● SUPPLIED MATERIAL
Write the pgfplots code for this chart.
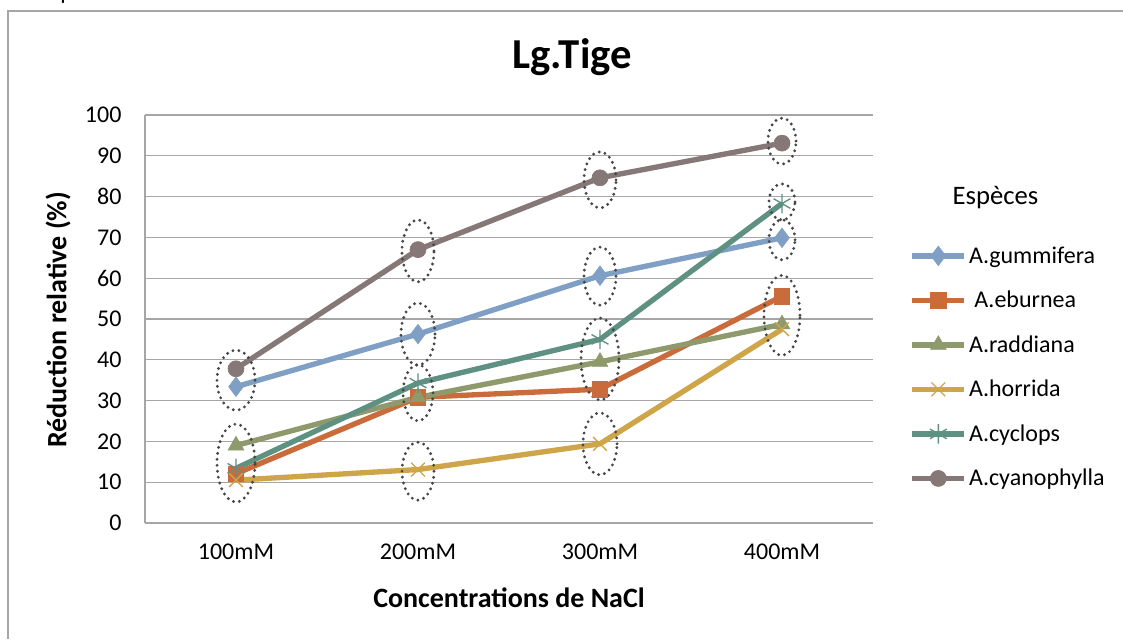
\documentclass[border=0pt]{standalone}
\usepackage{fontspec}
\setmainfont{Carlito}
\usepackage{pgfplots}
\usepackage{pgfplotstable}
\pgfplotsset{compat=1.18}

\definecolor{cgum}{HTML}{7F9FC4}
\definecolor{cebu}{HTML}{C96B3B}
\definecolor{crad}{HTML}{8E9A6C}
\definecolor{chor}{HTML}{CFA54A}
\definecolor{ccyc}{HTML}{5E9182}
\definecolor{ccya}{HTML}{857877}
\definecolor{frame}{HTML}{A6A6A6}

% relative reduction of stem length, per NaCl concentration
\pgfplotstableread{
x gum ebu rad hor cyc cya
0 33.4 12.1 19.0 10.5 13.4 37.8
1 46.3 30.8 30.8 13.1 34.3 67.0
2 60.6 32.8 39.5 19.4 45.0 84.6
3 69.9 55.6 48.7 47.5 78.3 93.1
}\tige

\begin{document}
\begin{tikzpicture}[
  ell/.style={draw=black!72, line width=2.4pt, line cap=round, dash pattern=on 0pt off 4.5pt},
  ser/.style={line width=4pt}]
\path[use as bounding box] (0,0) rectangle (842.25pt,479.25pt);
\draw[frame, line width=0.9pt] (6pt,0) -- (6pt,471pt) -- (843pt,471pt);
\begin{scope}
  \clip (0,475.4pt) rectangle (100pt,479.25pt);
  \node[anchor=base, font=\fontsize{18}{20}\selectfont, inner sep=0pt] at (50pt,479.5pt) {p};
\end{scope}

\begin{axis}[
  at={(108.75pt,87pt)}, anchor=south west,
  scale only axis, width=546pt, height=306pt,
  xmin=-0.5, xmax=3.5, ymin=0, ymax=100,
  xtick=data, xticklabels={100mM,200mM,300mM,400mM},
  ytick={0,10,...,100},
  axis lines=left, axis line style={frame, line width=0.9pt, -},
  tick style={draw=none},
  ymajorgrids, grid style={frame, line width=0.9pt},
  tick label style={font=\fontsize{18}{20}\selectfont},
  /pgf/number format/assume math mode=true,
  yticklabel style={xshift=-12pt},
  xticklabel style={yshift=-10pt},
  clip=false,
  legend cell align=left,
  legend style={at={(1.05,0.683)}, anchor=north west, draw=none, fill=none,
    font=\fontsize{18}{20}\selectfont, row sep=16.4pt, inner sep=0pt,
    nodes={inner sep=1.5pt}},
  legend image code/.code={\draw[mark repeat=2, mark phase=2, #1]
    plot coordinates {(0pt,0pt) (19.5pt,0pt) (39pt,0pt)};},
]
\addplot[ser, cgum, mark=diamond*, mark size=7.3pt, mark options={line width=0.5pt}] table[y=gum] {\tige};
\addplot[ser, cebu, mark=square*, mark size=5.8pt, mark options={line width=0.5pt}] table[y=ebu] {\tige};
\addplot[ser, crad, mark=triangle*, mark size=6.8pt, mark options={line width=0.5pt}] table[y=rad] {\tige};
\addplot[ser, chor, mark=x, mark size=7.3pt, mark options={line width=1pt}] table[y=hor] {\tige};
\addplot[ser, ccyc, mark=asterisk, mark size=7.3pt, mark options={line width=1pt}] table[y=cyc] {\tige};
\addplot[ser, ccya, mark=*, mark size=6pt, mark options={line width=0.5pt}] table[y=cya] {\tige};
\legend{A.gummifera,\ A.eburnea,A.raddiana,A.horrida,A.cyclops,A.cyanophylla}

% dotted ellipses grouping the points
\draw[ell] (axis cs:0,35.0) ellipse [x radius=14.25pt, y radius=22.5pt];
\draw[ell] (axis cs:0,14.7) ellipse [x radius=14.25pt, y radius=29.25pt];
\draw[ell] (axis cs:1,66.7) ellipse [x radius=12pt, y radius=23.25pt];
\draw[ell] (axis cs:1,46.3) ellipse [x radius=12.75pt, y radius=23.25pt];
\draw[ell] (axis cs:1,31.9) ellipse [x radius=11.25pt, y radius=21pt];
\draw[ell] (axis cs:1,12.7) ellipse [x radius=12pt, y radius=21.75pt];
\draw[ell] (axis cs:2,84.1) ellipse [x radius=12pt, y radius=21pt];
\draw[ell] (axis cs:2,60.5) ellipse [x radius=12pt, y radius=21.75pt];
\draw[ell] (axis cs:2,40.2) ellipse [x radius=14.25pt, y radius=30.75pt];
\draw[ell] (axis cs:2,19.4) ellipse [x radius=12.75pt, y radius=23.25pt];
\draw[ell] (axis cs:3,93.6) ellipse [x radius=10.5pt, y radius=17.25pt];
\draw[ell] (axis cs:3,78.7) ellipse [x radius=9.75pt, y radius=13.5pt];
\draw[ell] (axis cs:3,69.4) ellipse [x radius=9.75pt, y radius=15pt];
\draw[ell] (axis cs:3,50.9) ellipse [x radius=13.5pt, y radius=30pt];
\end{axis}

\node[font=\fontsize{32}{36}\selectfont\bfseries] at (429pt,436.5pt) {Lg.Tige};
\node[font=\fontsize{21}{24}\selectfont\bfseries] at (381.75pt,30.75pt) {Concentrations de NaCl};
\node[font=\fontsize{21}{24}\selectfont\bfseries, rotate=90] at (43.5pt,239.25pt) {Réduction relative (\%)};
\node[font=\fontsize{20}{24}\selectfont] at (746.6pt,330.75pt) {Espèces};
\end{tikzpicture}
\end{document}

● TASK PROMPT
Return the whole listing, word for word, and leave out every picture.

● RESULT FOR THIS TASK
Write the pgfplots code for this chart.
\documentclass[border=0pt]{standalone}
\usepackage{fontspec}
\setmainfont{Carlito}
\usepackage{pgfplots}
\usepackage{pgfplotstable}
\pgfplotsset{compat=1.18}

\definecolor{cgum}{HTML}{7F9FC4}
\definecolor{cebu}{HTML}{C96B3B}
\definecolor{crad}{HTML}{8E9A6C}
\definecolor{chor}{HTML}{CFA54A}
\definecolor{ccyc}{HTML}{5E9182}
\definecolor{ccya}{HTML}{857877}
\definecolor{frame}{HTML}{A6A6A6}

% relative reduction of stem length, per NaCl concentration
\pgfplotstableread{
x gum ebu rad hor cyc cya
0 33.4 12.1 19.0 10.5 13.4 37.8
1 46.3 30.8 30.8 13.1 34.3 67.0
2 60.6 32.8 39.5 19.4 45.0 84.6
3 69.9 55.6 48.7 47.5 78.3 93.1
}\tige

\begin{document}
\begin{tikzpicture}[
  ell/.style={draw=black!72, line width=2.4pt, line cap=round, dash pattern=on 0pt off 4.5pt},
  ser/.style={line width=4pt}]
\path[use as bounding box] (0,0) rectangle (842.25pt,479.25pt);
\draw[frame, line width=0.9pt] (6pt,0) -- (6pt,471pt) -- (843pt,471pt);
\begin{scope}
  \clip (0,475.4pt) rectangle (100pt,479.25pt);
  \node[anchor=base, font=\fontsize{18}{20}\selectfont, inner sep=0pt] at (50pt,479.5pt) {p};
\end{scope}

\begin{axis}[
  at={(108.75pt,87pt)}, anchor=south west,
  scale only axis, width=546pt, height=306pt,
  xmin=-0.5, xmax=3.5, ymin=0, ymax=100,
  xtick=data, xticklabels={100mM,200mM,300mM,400mM},
  ytick={0,10,...,100},
  axis lines=left, axis line style={frame, line width=0.9pt, -},
  tick style={draw=none},
  ymajorgrids, grid style={frame, line width=0.9pt},
  tick label style={font=\fontsize{18}{20}\selectfont},
  /pgf/number format/assume math mode=true,
  yticklabel style={xshift=-12pt},
  xticklabel style={yshift=-10pt},
  clip=false,
  legend cell align=left,
  legend style={at={(1.05,0.683)}, anchor=north west, draw=none, fill=none,
    font=\fontsize{18}{20}\selectfont, row sep=16.4pt, inner sep=0pt,
    nodes={inner sep=1.5pt}},
  legend image code/.code={\draw[mark repeat=2, mark phase=2, #1]
    plot coordinates {(0pt,0pt) (19.5pt,0pt) (39pt,0pt)};},
]
\addplot[ser, cgum, mark=diamond*, mark size=7.3pt, mark options={line width=0.5pt}] table[y=gum] {\tige};
\addplot[ser, cebu, mark=square*, mark size=5.8pt, mark options={line width=0.5pt}] table[y=ebu] {\tige};
\addplot[ser, crad, mark=triangle*, mark size=6.8pt, mark options={line width=0.5pt}] table[y=rad] {\tige};
\addplot[ser, chor, mark=x, mark size=7.3pt, mark options={line width=1pt}] table[y=hor] {\tige};
\addplot[ser, ccyc, mark=asterisk, mark size=7.3pt, mark options={line width=1pt}] table[y=cyc] {\tige};
\addplot[ser, ccya, mark=*, mark size=6pt, mark options={line width=0.5pt}] table[y=cya] {\tige};
\legend{A.gummifera,\ A.eburnea,A.raddiana,A.horrida,A.cyclops,A.cyanophylla}

% dotted ellipses grouping the points
\draw[ell] (axis cs:0,35.0) ellipse [x radius=14.25pt, y radius=22.5pt];
\draw[ell] (axis cs:0,14.7) ellipse [x radius=14.25pt, y radius=29.25pt];
\draw[ell] (axis cs:1,66.7) ellipse [x radius=12pt, y radius=23.25pt];
\draw[ell] (axis cs:1,46.3) ellipse [x radius=12.75pt, y radius=23.25pt];
\draw[ell] (axis cs:1,31.9) ellipse [x radius=11.25pt, y radius=21pt];
\draw[ell] (axis cs:1,12.7) ellipse [x radius=12pt, y radius=21.75pt];
\draw[ell] (axis cs:2,84.1) ellipse [x radius=12pt, y radius=21pt];
\draw[ell] (axis cs:2,60.5) ellipse [x radius=12pt, y radius=21.75pt];
\draw[ell] (axis cs:2,40.2) ellipse [x radius=14.25pt, y radius=30.75pt];
\draw[ell] (axis cs:2,19.4) ellipse [x radius=12.75pt, y radius=23.25pt];
\draw[ell] (axis cs:3,93.6) ellipse [x radius=10.5pt, y radius=17.25pt];
\draw[ell] (axis cs:3,78.7) ellipse [x radius=9.75pt, y radius=13.5pt];
\draw[ell] (axis cs:3,69.4) ellipse [x radius=9.75pt, y radius=15pt];
\draw[ell] (axis cs:3,50.9) ellipse [x radius=13.5pt, y radius=30pt];
\end{axis}

\node[font=\fontsize{32}{36}\selectfont\bfseries] at (429pt,436.5pt) {Lg.Tige};
\node[font=\fontsize{21}{24}\selectfont\bfseries] at (381.75pt,30.75pt) {Concentrations de NaCl};
\node[font=\fontsize{21}{24}\selectfont\bfseries, rotate=90] at (43.5pt,239.25pt) {Réduction relative (\%)};
\node[font=\fontsize{20}{24}\selectfont] at (746.6pt,330.75pt) {Espèces};
\end{tikzpicture}
\end{document}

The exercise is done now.